In 1998 Black was barred from association with any broker, dealer, municipal securities dealer, investment adviser or investment company. Devon Capital's adviser registration was revoked. In 1997 Black and Devon settled a civil action by consenting to injunctive relief. That matter involved allegations of fraud in connection with municipal bond proceeds invested by Pennsylvania school districts. Black consented to pay disgorgement of $3..6 million and a $500,000 penalty. In 1998 Black and Devon consented to the administrative sanctions at issue here. In 2000 Black pled guilty to criminal fraud charges arising from the same conduct. He was sentenced to forty-one months imprisonment and ordered to pay $61.3 million in restitution.

Black argued that the valuation methods he used for the securities at issue are no longer deemed improper. In rejecting Black's request for relief the Commission noted that there is a strong public interest in the finality of its settlement orders. The Commission will consider modification of bars and revocations only in the most compelling situations. It found that Black had made out no such case here.
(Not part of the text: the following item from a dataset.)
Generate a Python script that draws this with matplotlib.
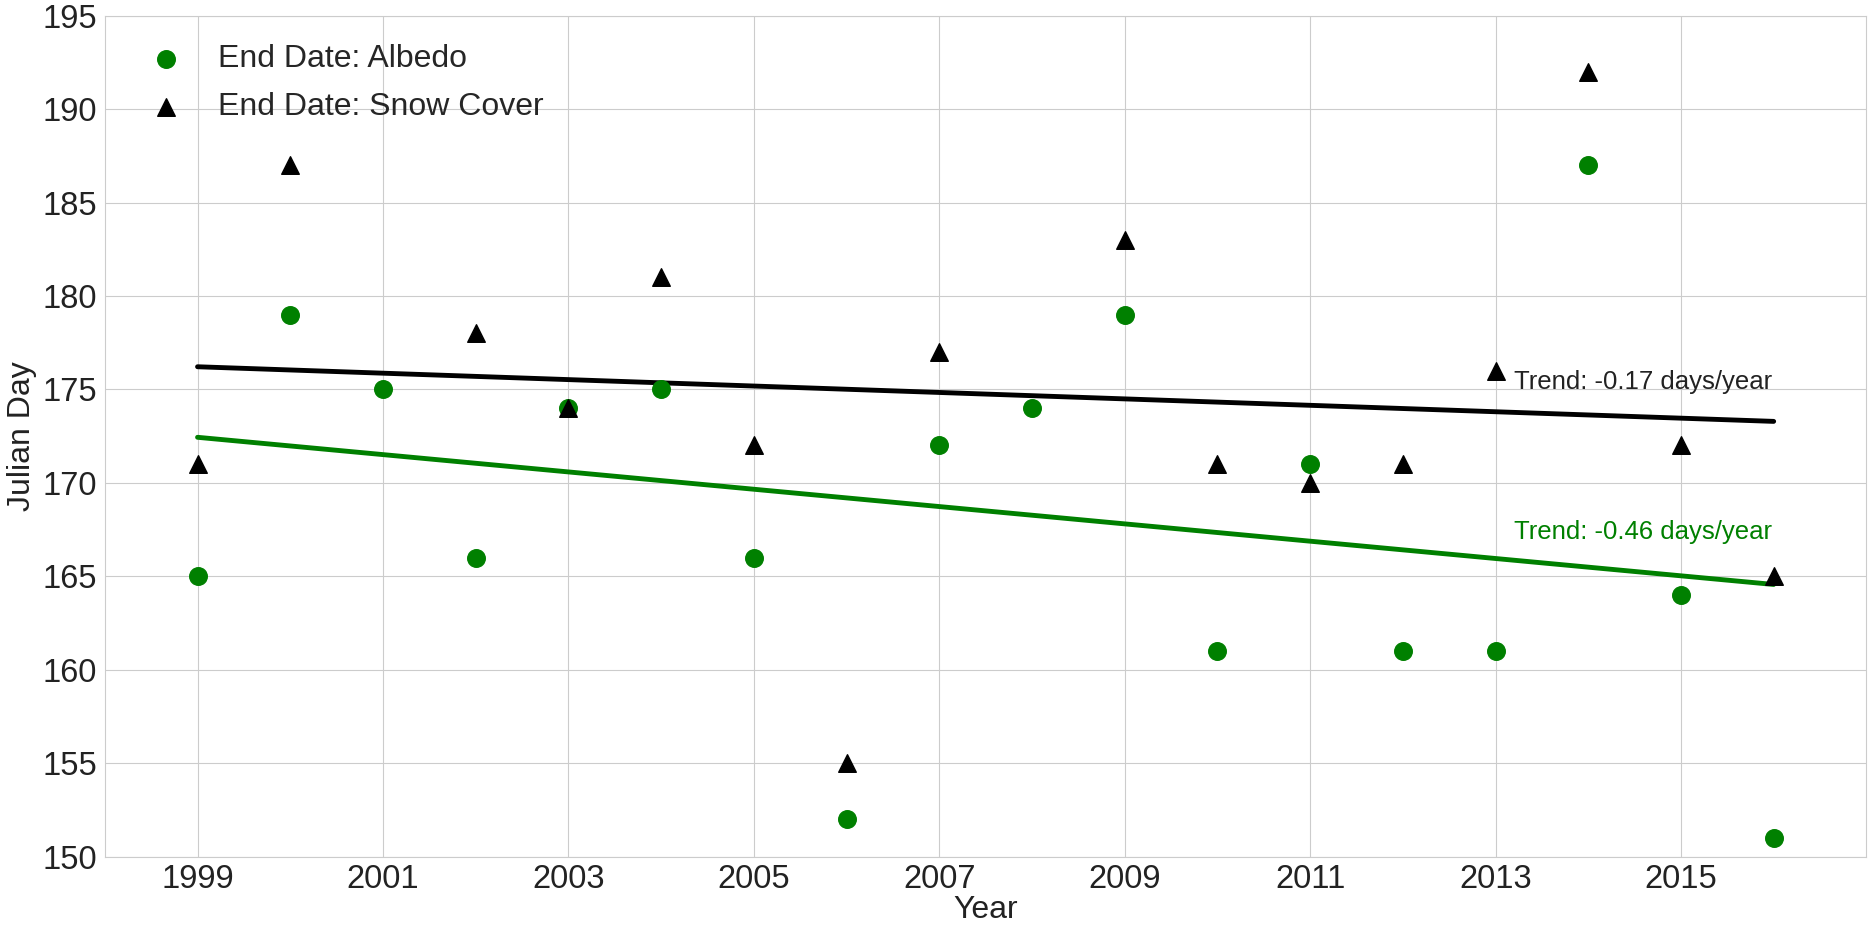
import numpy as np
import matplotlib
matplotlib.use('Agg')
import matplotlib.pyplot as plt
import seaborn as sns

anos = np.arange(1999, 2017)
fim_albedo = [165, 179, 175, 166, 174, 175, 166, 152, 172, 174, 179, 161, 171, 161, 161, 187, 164, 151]
# sem dado de neve em 2001 e 2008
fim_neve = [171, 187, np.nan, 178, 174, 181, 172, 155, 177, np.nan, 183, 171, 170, 171, 176, 192, 172, 165]

sns.set_style('whitegrid')
plt.rcParams['font.family'] = ['Liberation Sans Narrow', 'Liberation Sans', 'DejaVu Sans']

fig, ax = plt.subplots(figsize=(18.72, 9.26), dpi=100)
fig.subplots_adjust(left=0.056, right=0.997, top=0.983, bottom=0.075)

ax.scatter(anos, fim_albedo, s=160, color='green', marker='o', label='End Date: Albedo', zorder=3)
ax.scatter(anos, fim_neve, s=160, color='black', marker='^', label='End Date: Snow Cover', zorder=4)

# tendencias lineares
neve = np.array(fim_neve)
ok = ~np.isnan(neve)
coef_neve = np.polyfit(anos[ok], neve[ok], 1)
coef_albedo = np.polyfit(anos, fim_albedo, 1)
ax.plot(anos, np.polyval(coef_neve, anos), color='black', lw=3.5, zorder=2)
ax.plot(anos, np.polyval(coef_albedo, anos), color='green', lw=3.5, zorder=2)

ax.text(2013.2, 175, 'Trend: %.2f days/year' % coef_neve[0], color='#222222', fontsize=18.5)
ax.text(2013.2, 167, 'Trend: %.2f days/year' % coef_albedo[0], color='green', fontsize=18.5)

ax.set_xlim(1998, 2017)
ax.set_ylim(150, 195)
ax.set_xticks(np.arange(1999, 2016, 2))
ax.set_yticks(np.arange(150, 196, 5))
ax.tick_params(axis='both', labelsize=23.5, colors='#222222', pad=2)
ax.set_xlabel('Year', fontsize=23, color='#222222', labelpad=0)
ax.set_ylabel('Julian Day', fontsize=23, color='#222222', labelpad=4)

ax.legend(loc='upper left', fontsize=23, frameon=False, borderaxespad=0.5,
          handletextpad=0.65, labelspacing=0.56)

fig.savefig('out.png', dpi=100)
The Commission did modify Black's sanctions to remove the "collateral" bars applied to his bar from association with any broker, dealer, or municipal securities dealer. It did this because since the original case against Black, the Commission has taken the view that it does not have the statutory authority to sanction persons for conduct unless they were actually functioning in that capacity. Thus, as in this case, an adviser may only be sanctioned under the advisers act unless he actually was functioning in another capacity such as a broker or dealer at the time of his violations. See, Victer Teicher v. SEC, 177 F.3d 1016 (D.C. Cir. 1999).